Historische Entwicklung
Später wurde die Sicht auf das Altarssakrament dann zunehmend wichtiger, sodass die Tücher auf die Seite wanderten und dort die Seiten- und Hochaltäre verhüllten. Auch aus dieser Tradition finden sich in Liechtenstein Hungertücher. Erhalten sind jene der Mariahilf-Kapelle in Balzers. Heuer hängen sie zum ersten Mal wieder dort.

Neubelebung
Das sind die Wurzeln der Tradition. Belebt wurde sie in den 1970er Jahren wieder vom Hilfswerk Misereor. Damals begann dieses, Künstler/innen zu beauftragen, ein Hunger- bzw. Fastentuch zu gestalten. Alle zwei Jahre wurde bis heute ein Tuch geschaffen, das vervielfältigt und damit Pfarren und Schulen zugänglich gemacht wurde.

Aus aller Welt
Die Künstler/innen stammen aus unterschiedlichen Kontinenten. So zeigen die Fastentücher nicht nur eine gestalterische Vielfalt sondern auch unterschiedliche Zugänge zu Passion - sowohl in theologischer als auch in gesellschaftspolitischer Hinsicht. Die Fastentücher der vergangenen 35 Jahre erzählen von Leid und Leidenschaft, vom Einsatz für Gerechtigkeit und von der Hoffnung, die solchen Einsatz erst ermöglicht.

Solidarität
Für ein Mehr an Gerechtigkeit setzt sich auch die Stiftung „WIR TEILEN: Fastenopfer Liechtenstein“ ein. Sie hat die Ausstellung gemeinsam mit dem Kulturzentrum Alter Pfarrhof Balzers organisiert. Damit will sie nicht nur die Tradition wachhalten, sondern auch zu Solidarität aufrufen. Die Ausstellung kann so ein Anstoß sein, die Fastentücher vermehrt in Kirchen und Schulen aufzuhängen und so zum Nachdenken anregen, woran Menschen weltweit hungern und was unser Beitrag sein kann, diesen zu stillen.

Zur Sache

Ausstellung: Auf Tuchfühlung mit Hunger und Armut

Öffnungszeiten:
13. Februar bis 1. April, Fr 16 bis 19 Uhr
Sa und So 14 bis 18 Uhr
Eintritt frei
Alter Pfarrhof, Egerta 11, 9496 Balzers, T +423 384 01 40

Ausgestellt werden 14 Hungertücher des Hilfswerkes „Misereor“ und des „Fastenopfer Schweiz“ sowie Kopien der historischen Hungertücher aus Bendern und Balzers.

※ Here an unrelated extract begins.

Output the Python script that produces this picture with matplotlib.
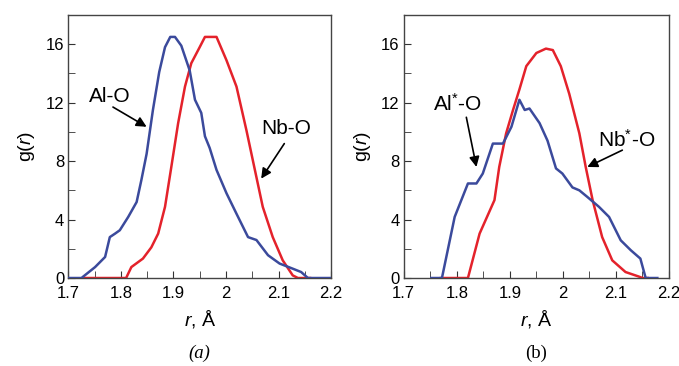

Zeitgleich zur Ausstellung werden in der Mariahilf-Kapelle in Balzers Kopien der drei Fastentücher aus der ersten Hälfte des 18. Jh. gezeigt.

Begleitprogramm:

Öffentliche Führung durch die Ausstellung.
So 24. Februar, 16 Uhr, Alter Pfarrhof Balzers.

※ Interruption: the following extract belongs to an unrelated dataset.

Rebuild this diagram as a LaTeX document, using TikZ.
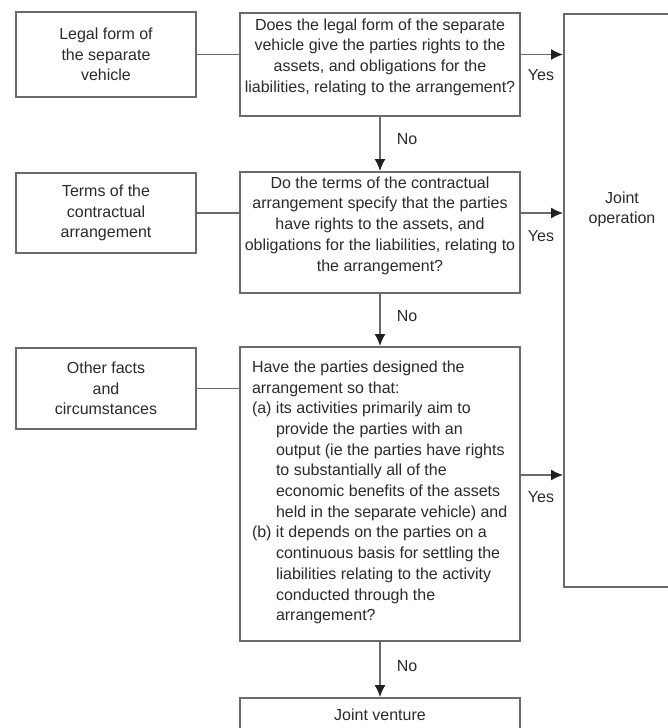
\documentclass[tikz,border=0pt]{standalone}
\usepackage{fontspec}
\setmainfont{Liberation Sans}
\usetikzlibrary{arrows.meta}
\definecolor{linegray}{HTML}{6A6A6A}
\definecolor{textgray}{HTML}{2A2A2A}
\definecolor{headgray}{HTML}{202020}
\newcommand{\boxtext}[4]{\parbox[c][#1][t]{#2}{\vspace{#3}#4}}
\newcommand{\contline}{\hspace*{24pt}}
\newcommand{\itemlabel}[1]{\makebox[24pt][l]{#1}}
\begin{document}
\begin{tikzpicture}[x=1pt, y=-1pt,
    font=\fontsize{16pt}{20.7pt}\selectfont, text=textgray,
    sidebox/.style={draw=linegray, line width=1.8pt, minimum width=180pt, align=center},
    qbox/.style={draw=linegray, line width=1.8pt, inner ysep=0pt},
    link/.style={draw=linegray, line width=1.8pt},
    arr/.style={draw=linegray, line width=1.8pt, -{Latex[length=12pt,width=11pt,color=headgray]}}]
    \useasboundingbox (0,0) rectangle (667,728);

    % Draw the inputs on the left
    \node[sidebox, minimum height=85pt] (legal) at (106,54.5) {Legal form of\\the separate\\vehicle};
    \node[sidebox, minimum height=80pt] (terms) at (106,213) {Terms of the\\contractual\\arrangement};
    \node[sidebox, minimum height=81pt] (facts) at (106,388.5) {Other facts\\and\\circumstances};

    % Draw the questions
    \node[qbox, inner xsep=2pt] (q1) at (380,64.5) {\boxtext{103pt}{276pt}{5.5pt}{\centering
        Does the legal form of the separate\\vehicle give the parties rights to the\\assets, and obligations for the\\liabilities, relating to the arrangement?}};
    \node[qbox, inner xsep=2pt] (q2) at (380,232.5) {\boxtext{121pt}{276pt}{4.7pt}{\centering
        Do the terms of the contractual\\arrangement specify that the parties\\have rights to the assets, and\\obligations for the liabilities, relating to\\the arrangement?}};
    \node[qbox, inner xsep=12pt] (q3) at (380,494) {\boxtext{294pt}{256pt}{13.7pt}{\raggedright
        Have the parties designed the\\
        arrangement so that:\\
        \itemlabel{(a)}its activities primarily aim to\\
        \contline provide the parties with an\\
        \contline output (ie the parties have rights\\
        \contline to substantially all of the\\
        \contline economic benefits of the assets\\
        \contline held in the separate vehicle) and\\
        \itemlabel{(b)}it depends on the parties on a\\
        \contline continuous basis for settling the\\
        \contline liabilities relating to the activity\\
        \contline conducted through the\\
        \contline arrangement?}};

    % Draw the outcomes
    \node[qbox, minimum width=280pt, minimum height=33pt] (jv) at (380,714.5) {Joint venture};
    \node[qbox, minimum width=114pt, minimum height=573pt] (jo) at (621,300.5) {};
    \node[align=center] (jotext) at (622,209.5) {Joint\\operation};

    % Draw the connectors
    \draw[link] (legal.east) -- (legal.east -| q1.west);
    \draw[link] (terms.east) -- (terms.east -| q2.west);
    \draw[link] (facts.east) -- (facts.east -| q3.west);
    \coordinate (yes3) at (0,475);
    \draw[arr] (legal.east -| q1.east) -- (legal.east -| jo.west);
    \draw[arr] (terms.east -| q2.east) -- (terms.east -| jo.west);
    \draw[arr] (yes3 -| q3.east) -- (yes3 -| jo.west);
    \draw[arr] (q1) -- (q2);
    \draw[arr] (q2) -- (q3);
    \draw[arr] (q3) -- (jv);

    % Draw the answers
    \foreach \y/\n in {75/1,236/2,497/3}
        \node (yes\n) at (541,\y) {Yes};
    \foreach \y/\n in {139/1,316/2,666/3}
        \node (no\n) at (407,\y) {No};
\end{tikzpicture}
\end{document}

Die drei historischen Fastentücher aus Balzers. Führung mit Marukus Burgmeier.
So 3. März, 16 Uhr, Mariahilf-Kapelle, Balzers

Öffentliche Führung durch die Ausstellung.
Sa 9. März, 14 Uhr, Alter Pfarrhof Balzers.

Auf theologischer Tuchfühlung... Betrachtung ausgewählter Hungertücher mit Beat Vogt, Theologe.
So 17. März, 16 Uhr, Alter Pfarrhof Balzers

Die Spargruppen in Madagaskar - ein Beispiel von gelingender Entwicklungshilfe. Thomas Schubiger, Fastenopfer Schweiz, und Christel Kaufmann, Katechetin, berichten von Madagaskar.
Di 19. März, 17 Uhr, Alter Pfarrhof Balzers.

Das Fastentuch von Bendern. Führung zur Fastenzeit mit Nidija Felice.
Mi 20. März, 18 Uhr, Landesmuseum Liechtenstein, Vaduz

Die drei historischen Fastentücher aus Balzers. Führung mit Marukus Burgmeier.
So 24. März, 16 Uhr, Mariahilf-Kapelle, Balzers.